Combining observations made with ESO’s Very Large Telescope and NASA’s Chandra X-ray telescope, astronomers have uncovered the most powerful pair of jets ever seen from a stellar black hole. This object, also known as a microquasar, blows a huge bubble of hot gas, 1000 light-years across, twice as large and tens of times more powerful than other known microquasars. The discovery is reported this week in the journal Nature.
“We have been astonished by how much energy is injected into the gas by the black hole,” says lead author Manfred Pakull. “This black hole is just a few solar masses, but is a real miniature version of the most powerful quasars and radio galaxies, which contain black holes with masses of a few million times that of the Sun.”
Black holes are known to release a prodigious amount of energy when they swallow matter.

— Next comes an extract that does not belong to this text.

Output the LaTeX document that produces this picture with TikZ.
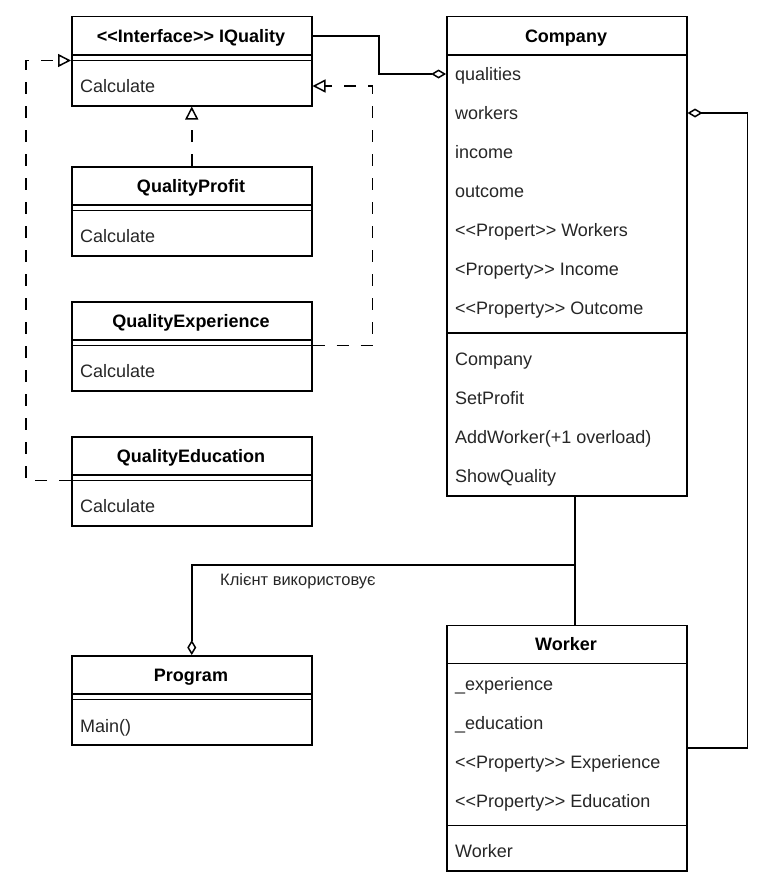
\documentclass[tikz,border=0pt]{standalone}
\usepackage{fontspec}
\setmainfont{Liberation Sans}
\usetikzlibrary{arrows.meta,calc}
\newcommand\mydsep[1]{%
  \draw[sep] ($(#1.north west)+(0,39)$) -- ($(#1.north east)+(0,39)$);
  \draw[sep] ($(#1.north west)+(0,44.5)$) -- ($(#1.north east)+(0,44.5)$);}
\newcommand\myopen{<\kern0pt<}
\newcommand\myclose{>\kern0pt>}
\begin{document}
\begin{tikzpicture}[x=1pt,y=-1pt,
 cls/.style={draw, line width=1.5pt, minimum width=240pt, anchor=north west, inner sep=0},
 sep/.style={line width=1.5pt},
 ttl/.style={font=\fontsize{18}{22}\selectfont\bfseries, inner sep=0, text height=12.9pt, text depth=0pt},
 fld/.style={font=\fontsize{18}{22}\selectfont, inner sep=0, text height=12.9pt, text depth=0pt, anchor=west, text=black!85},
 lbl/.style={font=\fontsize{16.5}{20}\selectfont, inner sep=0, text height=11.8pt, text depth=0pt, anchor=west, text=black!85},
 agg/.style={line width=1.5pt, {Diamond[open,length=15pt,width=9pt]}-},
 real/.style={line width=1.5pt, dash pattern=on 12pt off 12pt, -{Triangle[open,length=13pt,width=13pt]}},
 conn/.style={line width=1.5pt},
]
\useasboundingbox (0,0) rectangle (774,891);

% IQuality
\node[cls, minimum height=89pt] (iq) at (71,16) {};
\node[ttl] (iqt) at (191,36) {\myopen Interface\myclose{} IQuality};
\mydsep{iq}
\node[fld] (iqc) at (80,86) {Calculate};

% QualityProfit
\node[cls, minimum height=89pt] (qp) at (71,166) {};
\node[ttl] (qpt) at (191,186) {QualityProfit};
\mydsep{qp}
\node[fld] (qpc) at (80,236) {Calculate};

% QualityExperience
\node[cls, minimum height=89pt] (qe) at (71,301) {};
\node[ttl] (qet) at (191,321) {QualityExperience};
\mydsep{qe}
\node[fld] (qec) at (80,371) {Calculate};

% QualityEducation
\node[cls, minimum height=89pt] (qd) at (71,436) {};
\node[ttl] (qdt) at (191,456) {QualityEducation};
\mydsep{qd}
\node[fld] (qdc) at (80,506) {Calculate};

% Program
\node[cls, minimum height=89pt] (prog) at (71,655) {};
\node[ttl] (progt) at (191,675) {Program};
\mydsep{prog}
\node[fld] (progm) at (80,726) {Main()};

% Company
\node[cls, minimum height=479pt] (comp) at (446,16) {};
\node[ttl] (compt) at (566,36) {Company};
\draw[sep] ($(comp.north west)+(0,39)$) -- ($(comp.north east)+(0,39)$);
\node[fld] (cf1) at (455,74) {qualities};
\node[fld] (cf2) at (455,113) {workers};
\node[fld] (cf3) at (455,152) {income};
\node[fld] (cf4) at (455,191) {outcome};
\node[fld] (cf5) at (455,230) {\myopen Propert\myclose{} Workers};
\node[fld] (cf6) at (455,269) {<Property\myclose{} Income};
\node[fld] (cf7) at (455,308) {\myopen Property\myclose{} Outcome};
\draw[sep] ($(comp.north west)+(0,317)$) -- ($(comp.north east)+(0,317)$);
\node[fld] (cm1) at (455,359) {Company};
\node[fld] (cm2) at (455,398) {SetProfit};
\node[fld] (cm3) at (455,437) {AddWorker(+1 overload)};
\node[fld] (cm4) at (455,476) {ShowQuality};

% Worker
\node[cls, minimum height=245.5pt] (wk) at (446,624.5) {};
\node[ttl] (wkt) at (566,644.5) {Worker};
\draw[sep] ($(wk.north west)+(0,39)$) -- ($(wk.north east)+(0,39)$);
\node[fld] (wf1) at (455,684) {\_experience};
\node[fld] (wf2) at (455,723) {\_education};
\node[fld] (wf3) at (455,762) {\myopen Property\myclose{} Experience};
\node[fld] (wf4) at (455,801) {\myopen Property\myclose{} Education};
\draw[sep] ($(wk.north west)+(0,201)$) -- ($(wk.north east)+(0,201)$);
\node[fld] (wm1) at (455,851) {Worker};

% connectors
\draw[agg] (cf1 -| comp.west) -- ++(-67,0) |- (iqt -| iq.east);
\draw[agg] (cf2 -| comp.east) -- ++(60,0) |- (wk.east);
\coordinate (jn) at (575,565);
\draw[conn] (comp.south -| jn) -- (wk.north -| jn);
\draw[agg] (prog.north) |- (jn);
\node[lbl] (lb) at (220,580) {Клієнт використовує};

\draw[real] (qp.north) -- (iq.south);
\draw[real] ($(qe.north east)+(0,44.5)$) -- ++(60,0) |- (iqc -| iq.east);
\draw[real] ($(qd.north west)+(0,44.5)$) -- ++(-45,0) |- ($(iq.north west)+(0,44.5)$);
\end{tikzpicture}
\end{document}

It was thought that most of the energy came out in the form of radiation, predominantly X-rays. However, the new findings show that some black holes can release at least as much energy, and perhaps much more, in the form of collimated jets of fast moving particles. The fast jets slam into the surrounding interstellar gas, heating it and triggering an expansion. The inflating bubble contains a mixture of hot gas and ultra-fast particles at different temperatures. Observations in several energy bands (optical, radio, X-rays) help astronomers calculate the total rate at which the black hole is heating its surroundings.
The astronomers could observe the spots where the jets smash into the interstellar gas located around the black hole, and reveal that the bubble of hot gas is inflating at a speed of almost one million kilometres per hour.